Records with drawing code
______________________________
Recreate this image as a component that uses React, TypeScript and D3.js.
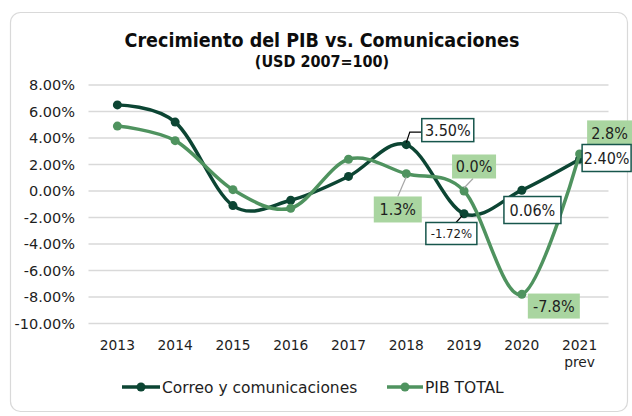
import React from "react";
import * as d3 from "d3";

const years = ["2013", "2014", "2015", "2016", "2017", "2018", "2019", "2020", "2021"];
const yearSub = ["", "", "", "", "", "", "", "", "prev"];
const correo = [6.5, 5.2, -1.1, -0.7, 1.1, 3.5, -1.72, 0.06, 2.4];
const pib = [4.9, 3.8, 0.1, -1.3, 2.4, 1.3, 0.0, -7.8, 2.8];
const yTicks = [8, 6, 4, 2, 0, -2, -4, -6, -8, -10];
const seriesNames = ["Correo y comunicaciones", "PIB TOTAL"];

const FONT = "'DejaVu Sans', sans-serif";
const COND = "'DejaVu Sans Condensed', 'DejaVu Sans', sans-serif";
const DARK = "#0c4533";
const GREEN = "#4f935f";
const LABEL_FILL = "#a9d5a0";
const BORDER = "#17564c";
const TEXT = "#1e1e1e";

// label layout: series, index, text, box center offset from point, size, style
const labels = [
  { s: 0, i: 5, t: "3.50%", dx: 41.5, dy: -14.5, w: 52, h: 23, kind: "box", fs: 16, leader: "elbow" },
  { s: 1, i: 6, t: "0.0%", dx: 10, dy: -24.5, w: 44, h: 24, kind: "fill", fs: 16, leader: "gray" },
  { s: 1, i: 5, t: "1.3%", dx: -8.5, dy: 35.7, w: 48, h: 26, kind: "fill", fs: 16, leader: "gray" },
  { s: 0, i: 6, t: "-1.72%", dx: -12.7, dy: 19.7, w: 51, h: 22, kind: "box", fs: 13, leader: "dark" },
  { s: 0, i: 7, t: "0.06%", dx: 10.6, dy: 19.8, w: 57, h: 27, kind: "box", fs: 16, leader: "none" },
  { s: 1, i: 7, t: "-7.8%", dx: 32, dy: 11.7, w: 52, h: 25, kind: "fill", fs: 16, leader: "none" },
  { s: 1, i: 8, t: "2.8%", dx: 30, dy: -21, w: 45, h: 25, kind: "fill", fs: 16, leader: "gray2" },
  { s: 0, i: 8, t: "2.40%", dx: 27, dy: -1.2, w: 49, h: 27, kind: "box", fs: 16, leader: "none" },
];

export default function App() {
  const W = 632, H = 416;
  const x = d3.scaleBand<string>().domain(years).range([88.5, 608.5]);
  const cx = (i: number) => (x(years[i]) as number) + x.bandwidth() / 2;
  const y = d3.scaleLinear().domain([-10, 8]).range([323.5, 85]);
  const line = d3
    .line<number>()
    .x((_, i) => cx(i))
    .y((d) => y(d))
    .curve(d3.curveCardinal.tension(0));
  const data = [correo, pib];
  const colors = [DARK, GREEN];

  return (
    <svg width={W} height={H} style={{ position: "absolute", left: 0, top: 0 }} fontFamily={FONT}>
      <rect x={0} y={0} width={W} height={H} fill="#ffffff" />
      <rect x={10.5} y={12.5} width={617} height={399} rx={10} fill="#ffffff" stroke="#d9d9d9" strokeWidth={1.2} />
      <text x={322} y={47} textAnchor="middle" fontSize={19.5} fontWeight="bold" fill="#0d0d0d" fontFamily={COND}>
        Crecimiento del PIB vs. Comunicaciones
      </text>
      <text x={322} y={67} textAnchor="middle" fontSize={16} fontWeight="bold" fill="#0d0d0d" fontFamily={COND}>
        (USD 2007=100)
      </text>
      {yTicks.map((t) => (
        <g key={t}>
          <line x1={88.5} x2={608.5} y1={y(t)} y2={y(t)} stroke="#d9d9d9" strokeWidth={1.5} />
          <text x={75} y={y(t) + 5} textAnchor="end" fontSize={14.5} fill={TEXT}>
            {t.toFixed(2) + "%"}
          </text>
        </g>
      ))}
      {years.map((yr, i) => (
        <g key={yr}>
          <text x={cx(i)} y={350} textAnchor="middle" fontSize={13.8} fill={TEXT}>
            {yr}
          </text>
          {yearSub[i] && (
            <text x={cx(i)} y={367} textAnchor="middle" fontSize={13.8} fill={TEXT}>
              {yearSub[i]}
            </text>
          )}
        </g>
      ))}
      {data.map((d, s) => (
        <g key={s}>
          <path d={line(d) as string} fill="none" stroke={colors[s]} strokeWidth={3.5} />
          {d.map((v, i) => (
            <circle key={i} cx={cx(i)} cy={y(v)} r={4.5} fill={colors[s]} />
          ))}
        </g>
      ))}
      {labels.map((l, k) => {
        const px = cx(l.i);
        const py = y(data[l.s][l.i]);
        const bx = px + l.dx;
        const by = py + l.dy;
        let leader: React.ReactNode = null;
        if (l.leader === "elbow") {
          leader = (
            <polyline
              points={`${px},${py - 2} ${px + 3.5},${by + 2} ${bx - l.w / 2},${by + 2}`}
              fill="none"
              stroke="#000"
              strokeWidth={1.2}
            />
          );
        } else if (l.leader === "gray") {
          const ty = l.dy < 0 ? by + l.h / 2 : by - l.h / 2;
          const tx = l.dy < 0 ? bx - 1 : bx;
          leader = <line x1={px} y1={py + (l.dy < 0 ? -3 : 3)} x2={tx} y2={ty} stroke="#a6a6a6" strokeWidth={1.2} />;
        } else if (l.leader === "gray2") {
          leader = <line x1={px + 2} y1={py - 1} x2={px + 31} y2={py - 6} stroke="#a6a6a6" strokeWidth={1.2} />;
        } else if (l.leader === "dark") {
          leader = <line x1={px - 2} y1={py + 2} x2={px - 8} y2={by - l.h / 2} stroke="#000" strokeWidth={1.2} />;
        }
        return (
          <g key={k}>
            {leader}
            <rect
              x={bx - l.w / 2}
              y={by - l.h / 2}
              width={l.w}
              height={l.h}
              fill={l.kind === "fill" ? LABEL_FILL : "#ffffff"}
              stroke={l.kind === "fill" ? "none" : BORDER}
              strokeWidth={1.5}
            />
            <text x={bx} y={by + l.fs * 0.36} textAnchor="middle" fontSize={l.fs} fill={TEXT} fontFamily={COND}>
              {l.t}
            </text>
          </g>
        );
      })}
      {seriesNames.map((n, s) => {
        const x0 = s === 0 ? 122 : 387;
        const x1 = s === 0 ? 160 : 423;
        return (
          <g key={n}>
            <line x1={x0} x2={x1} y1={387} y2={387} stroke={colors[s]} strokeWidth={3.5} />
            <circle cx={(x0 + x1) / 2} cy={387} r={4.5} fill={colors[s]} />
            <text x={x1 + 2} y={392.5} fontSize={15.5} fill={TEXT}>
              {n}
            </text>
          </g>
        );
      })}
    </svg>
  );
}
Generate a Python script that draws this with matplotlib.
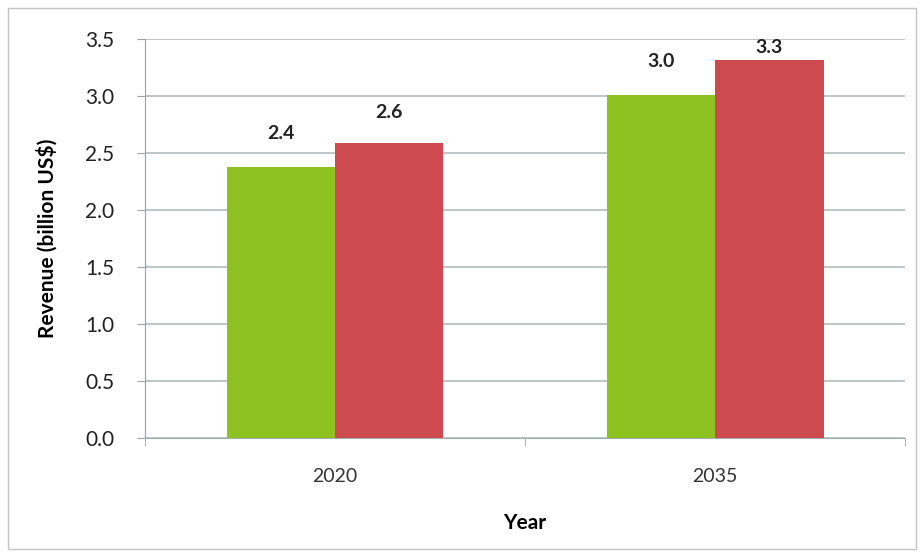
import numpy as np
import matplotlib.pyplot as plt
from matplotlib.patches import Rectangle

years = ['2020', '2035']
green_vals = [2.38, 3.01]
red_vals = [2.59, 3.32]
green_labels = ['2.4', '3.0']
red_labels = ['2.6', '3.3']
yticks = [0.0, 0.5, 1.0, 1.5, 2.0, 2.5, 3.0, 3.5]

plt.rcParams['font.family'] = ['Lato', 'DejaVu Sans']

fig = plt.figure(figsize=(9.22, 5.6), dpi=100)
fig.patches.append(Rectangle((0.009, 0.020), 0.985, 0.965, transform=fig.transFigure,
                             fill=False, edgecolor='#c4c4c4', linewidth=1.0))
ax = fig.add_axes([0.157, 0.218, 0.825, 0.712])

x = np.arange(len(years))
w = 0.285
ax.bar(x - w / 2, green_vals, w, color='#8dc220', zorder=3)
ax.bar(x + w / 2, red_vals, w, color='#cd4b4f', zorder=3)

# value labels above bars, kept inside the plot
for i in range(len(years)):
    ax.text(x[i] - w / 2, min(green_vals[i] + 0.29, 3.43), green_labels[i], ha='center',
            va='center', fontsize=14, fontweight='bold', color='#222222')
    ax.text(x[i] + w / 2, min(red_vals[i] + 0.27, 3.43), red_labels[i], ha='center',
            va='center', fontsize=14, fontweight='bold', color='#222222')

ax.set_xlim(-0.5, 1.5)
ax.set_ylim(0, 3.5)
ax.set_yticks(yticks)
ax.set_yticklabels(['%.1f' % v for v in yticks], fontsize=15, color='#222222')
ax.yaxis.grid(True, color='#a9b7b7', linewidth=1.1, zorder=0)

ax.set_xticks(x)
ax.set_xticklabels(years, fontsize=14, color='#333333')
ax.set_xticks([-0.5, 0.5, 1.5], minor=True)
ax.tick_params(axis='x', which='major', length=0, pad=22)
ax.tick_params(axis='x', which='minor', length=6, color='#a0a0a0')
ax.tick_params(axis='y', length=6, color='#a0a0a0', pad=16)

for s in ['top', 'right']:
    ax.spines[s].set_visible(False)
ax.spines['left'].set_color('#a0a0a0')
ax.spines['bottom'].set_color('#a0b0b0')

ax.set_xlabel('Year', fontsize=15, fontweight='bold', labelpad=20)
ax.set_ylabel('Revenue (billion US$)', fontsize=15, fontweight='bold', labelpad=20)

fig.savefig('out.png', dpi=100)
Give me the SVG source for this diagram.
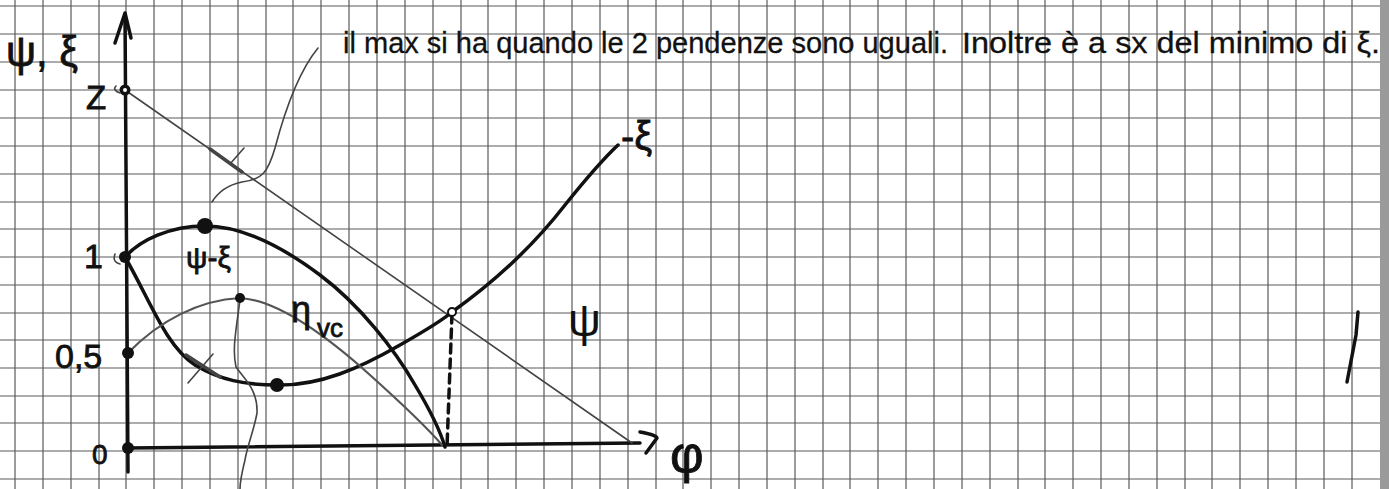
______________________________
Written task: Start at the line above containing "Generate a Python" and stop at the line containing "plt.rcParams['font.family'] = ['Lato', 'DejaVu": print those lines and everything between them exactly, but not the pictures.

Answer below:
Generate a Python script that draws this with matplotlib.
import numpy as np
import matplotlib.pyplot as plt
from matplotlib.patches import Rectangle

years = ['2020', '2035']
green_vals = [2.38, 3.01]
red_vals = [2.59, 3.32]
green_labels = ['2.4', '3.0']
red_labels = ['2.6', '3.3']
yticks = [0.0, 0.5, 1.0, 1.5, 2.0, 2.5, 3.0, 3.5]

plt.rcParams['font.family'] = ['Lato', 'DejaVu Sans']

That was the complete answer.